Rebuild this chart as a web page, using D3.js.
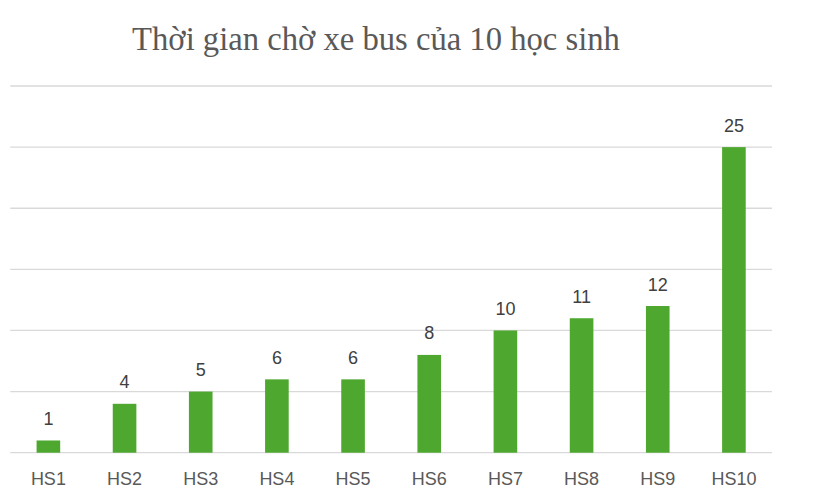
<!DOCTYPE html>
<html><head><meta charset="utf-8">
<script src="https://cdn.jsdelivr.net/npm/d3@7"></script>
<style>body{margin:0;background:#fff}</style>
</head><body>
<svg id="c" width="823" height="501"></svg>
<script>
const title = "Thời gian chờ xe bus của 10 học sinh";
const categories = ["HS1","HS2","HS3","HS4","HS5","HS6","HS7","HS8","HS9","HS10"];
const values = [1,4,5,6,6,8,10,11,12,25];
const yTicks = [0,5,10,15,20,25,30];

const svg = d3.select("#c");
const x = d3.scaleBand().domain(categories).range([10.3, 772]).padding(0);
const y = d3.scaleLinear().domain([0,30]).range([452.7, 86]);

svg.append("g").selectAll("line").data(yTicks).join("line")
  .attr("x1", 10.3).attr("x2", 772)
  .attr("y1", d => y(d)).attr("y2", d => y(d))
  .attr("stroke", "#d9d9d9").attr("stroke-width", 1.3);

const bw = x.bandwidth() * 0.31;
svg.append("g").selectAll("rect").data(values).join("rect")
  .attr("x", (d,i) => x(categories[i]) + x.bandwidth()/2 - bw/2)
  .attr("width", bw)
  .attr("y", d => y(d))
  .attr("height", d => y(0) - y(d))
  .attr("fill", "#4ea72e");

svg.append("g").selectAll("text").data(values).join("text")
  .attr("x", (d,i) => x(categories[i]) + x.bandwidth()/2)
  .attr("y", d => y(d) - 15.5)
  .attr("text-anchor", "middle")
  .attr("font-family", "Liberation Sans, Arial, sans-serif")
  .attr("font-size", 18)
  .attr("fill", "#404040")
  .text(d => d);

svg.append("g").selectAll("text").data(categories).join("text")
  .attr("x", d => x(d) + x.bandwidth()/2)
  .attr("y", 485)
  .attr("text-anchor", "middle")
  .attr("font-family", "Liberation Sans, Arial, sans-serif")
  .attr("font-size", 18)
  .attr("fill", "#595959")
  .text(d => d);

const t = svg.append("text")
  .attr("x", 376).attr("y", 50)
  .attr("text-anchor", "middle")
  .attr("font-family", "Liberation Serif, Times New Roman, serif")
  .attr("font-size", 30)
  .attr("fill", "#595959")
  .text(title);
const w = t.node().getComputedTextLength();
t.attr("font-size", 30 * 488 / w);
</script>
</body></html>
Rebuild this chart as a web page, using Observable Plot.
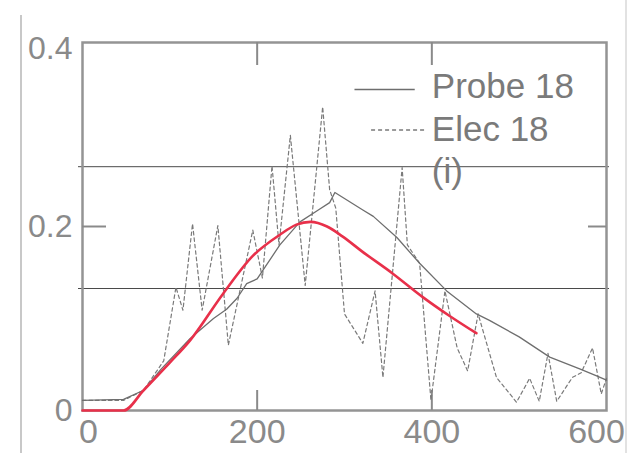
<!DOCTYPE html>
<html>
<head>
<meta charset="utf-8">
<script src="https://cdn.jsdelivr.net/npm/d3@7"></script>
<script src="https://cdn.jsdelivr.net/npm/@observablehq/plot@0.6"></script>
<style>
  html, body { margin: 0; padding: 0; background: #fff; }
  #wrap { position: relative; width: 628px; height: 453px; overflow: hidden; }
  .edge { position: absolute; background: #c8c8c8; width: 2px; }
</style>
</head>
<body>
<div id="wrap">
  <div class="edge" style="left:20px; top:15px; bottom:0;"></div>
  <div class="edge" style="left:625px; top:0; bottom:0; background:#e2e2e2;"></div>
</div>
<script>
// ---- data ----
const xTicks = [0, 200, 400, 600];
const yTicks = [0, 0.2, 0.4];
const innerXTicks = [200, 400];
const innerYTicks = [0.2];
const gridY = [0.1326, 0.265];

const probeX = [0, 47, 70, 90, 123, 150, 165, 177, 188, 200, 226, 249, 270, 283, 289, 321, 333, 360, 386, 417, 451, 466, 500, 535, 570, 588, 600];
const probeY = [0.011, 0.012, 0.022, 0.045, 0.078, 0.100, 0.110, 0.122, 0.138, 0.143, 0.180, 0.205, 0.218, 0.226, 0.237, 0.218, 0.211, 0.188, 0.160, 0.130, 0.105, 0.098, 0.080, 0.058, 0.045, 0.038, 0.033];

const elecX = [0, 47, 70, 93, 107, 115, 126, 137, 155, 167, 195, 206, 217, 225, 238, 255, 275, 283, 290, 300, 321, 335, 344, 366, 372, 386, 399, 415, 429, 441, 453, 474, 497, 512, 523, 533, 543, 561, 571, 584, 594, 600];
const elecY = [0.011, 0.011, 0.022, 0.054, 0.134, 0.109, 0.203, 0.109, 0.201, 0.071, 0.196, 0.144, 0.266, 0.180, 0.299, 0.136, 0.330, 0.240, 0.220, 0.105, 0.073, 0.130, 0.036, 0.264, 0.180, 0.160, 0.011, 0.130, 0.068, 0.043, 0.105, 0.036, 0.009, 0.035, 0.010, 0.062, 0.010, 0.036, 0.041, 0.068, 0.018, 0.035];

const redX = [0, 47, 70, 100, 123, 161, 195, 226, 245, 261, 280, 298, 320, 355, 390, 420, 451];
const redY = [0, 0, 0.022, 0.052, 0.076, 0.127, 0.168, 0.191, 0.202, 0.205, 0.200, 0.189, 0.173, 0.149, 0.123, 0.103, 0.084];

const legendLabels = ["Probe 18", "Elec 18", "(i)"];

// ---- tables ----
const probe = probeX.map((x, i) => ({x, y: probeY[i]}));
const elec = elecX.map((x, i) => ({x, y: elecY[i]}));
const red = redX.map((x, i) => ({x, y: redY[i]}));

const W = 628, H = 453, mL = 82, mR = 22, mT = 42, mB = 43;
const innerW = W - mL - mR, innerH = H - mT - mB;
const axisColor = "#8a8a8a";
const fmtY = d => d === 0 ? "0" : d.toFixed(1);

const chart = Plot.plot({
  width: W, height: H,
  marginLeft: mL, marginRight: mR, marginTop: mT, marginBottom: mB,
  x: {domain: [0, 600]},
  y: {domain: [0, 0.4]},
  style: {fontFamily: "'Liberation Sans', Arial, Helvetica, sans-serif", background: "transparent", overflow: "visible"},
  marks: [
    Plot.ruleY(gridY, {stroke: "#4a4a4a", strokeWidth: 1, insetLeft: -4, insetRight: -3}),
    // frame
    Plot.frame({stroke: "#949494", strokeWidth: 2.5}),
    // inward ticks
    Plot.ruleX(innerXTicks, {stroke: axisColor, strokeWidth: 2, insetBottom: innerH - 23}),
    Plot.ruleX(innerXTicks, {stroke: axisColor, strokeWidth: 2, insetTop: innerH - 20}),
    Plot.ruleY(innerYTicks, {stroke: axisColor, strokeWidth: 2, insetRight: innerW - 24}),
    Plot.ruleY(innerYTicks, {stroke: axisColor, strokeWidth: 2, insetLeft: innerW - 18}),
    // series
    Plot.line(elec, {x: "x", y: "y", stroke: "#7a7a7a", strokeWidth: 1.2, strokeDasharray: "3.5,3"}),
    Plot.line(probe, {x: "x", y: "y", stroke: "#6e6e6e", strokeWidth: 1.3}),
    Plot.line(red, {x: "x", y: "y", stroke: "#e8304a", strokeWidth: 2.6, curve: "monotone-x"}),
    // axes
    Plot.axisY(yTicks.filter(d => d < 0.4), {tickSize: 0, tickPadding: 10, fontSize: 32, fill: axisColor, tickFormat: fmtY, label: null}),
    Plot.axisY(yTicks.filter(d => d === 0.4), {tickSize: 0, tickPadding: 10, fontSize: 32, fill: axisColor, tickFormat: fmtY, dy: 6, label: null}),
    Plot.axisX(xTicks.filter(d => d === 0), {tickSize: 0, tickPadding: 8, fontSize: 34, fill: axisColor, dx: 6, label: null}),
    Plot.axisX(xTicks.filter(d => d > 0 && d < 600), {tickSize: 0, tickPadding: 8, fontSize: 34, fill: axisColor, label: null}),
    Plot.axisX(xTicks.filter(d => d === 600), {tickSize: 0, tickPadding: 8, fontSize: 34, fill: axisColor, dx: -10, label: null}),
    // legend
    Plot.ruleY([0.349], {x1: 312, x2: 381, stroke: "#6e6e6e", strokeWidth: 1.5}),
    Plot.ruleY([0.305], {x1: 331, x2: 392, stroke: "#7a7a7a", strokeWidth: 1.5, strokeDasharray: "4,3"}),
    Plot.text(legendLabels, {
      x: 400,
      y: (d, i) => 0.352 - i * 0.0465,
      text: d => d,
      textAnchor: "start",
      fontSize: 35,
      fill: "#7a7a7a"
    })
  ]
});

document.getElementById("wrap").appendChild(chart);
chart.style.position = "absolute";
chart.style.left = "0";
chart.style.top = "0";
</script>
</body>
</html>
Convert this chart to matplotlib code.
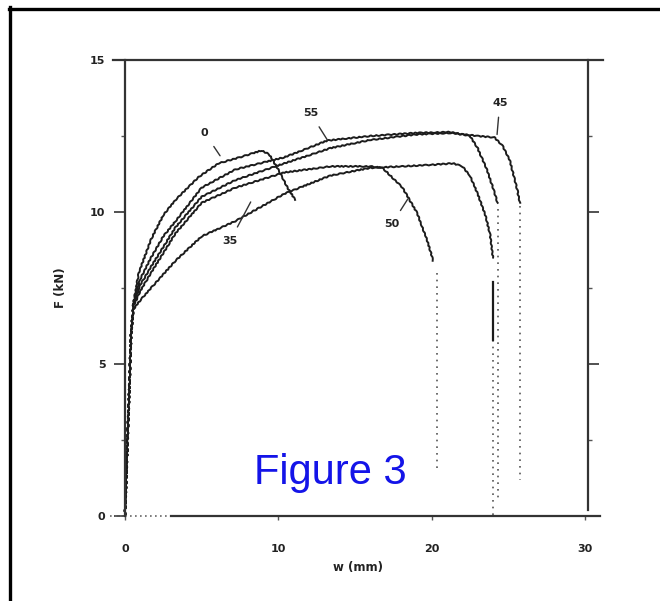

==*==

Objective: Go up to the line with "Rebuild this chart as a web page, using Observable" and retype exactly from there through the line with "const gridY = [0.1326, 0.265];". Leave out pictures.

Result for this task:
Rebuild this chart as a web page, using Observable Plot.
<!DOCTYPE html>
<html>
<head>
<meta charset="utf-8">
<script src="https://cdn.jsdelivr.net/npm/d3@7"></script>
<script src="https://cdn.jsdelivr.net/npm/@observablehq/plot@0.6"></script>
<style>
  html, body { margin: 0; padding: 0; background: #fff; }
  #wrap { position: relative; width: 628px; height: 453px; overflow: hidden; }
  .edge { position: absolute; background: #c8c8c8; width: 2px; }
</style>
</head>
<body>
<div id="wrap">
  <div class="edge" style="left:20px; top:15px; bottom:0;"></div>
  <div class="edge" style="left:625px; top:0; bottom:0; background:#e2e2e2;"></div>
</div>
<script>
// ---- data ----
const xTicks = [0, 200, 400, 600];
const yTicks = [0, 0.2, 0.4];
const innerXTicks = [200, 400];
const innerYTicks = [0.2];
const gridY = [0.1326, 0.265];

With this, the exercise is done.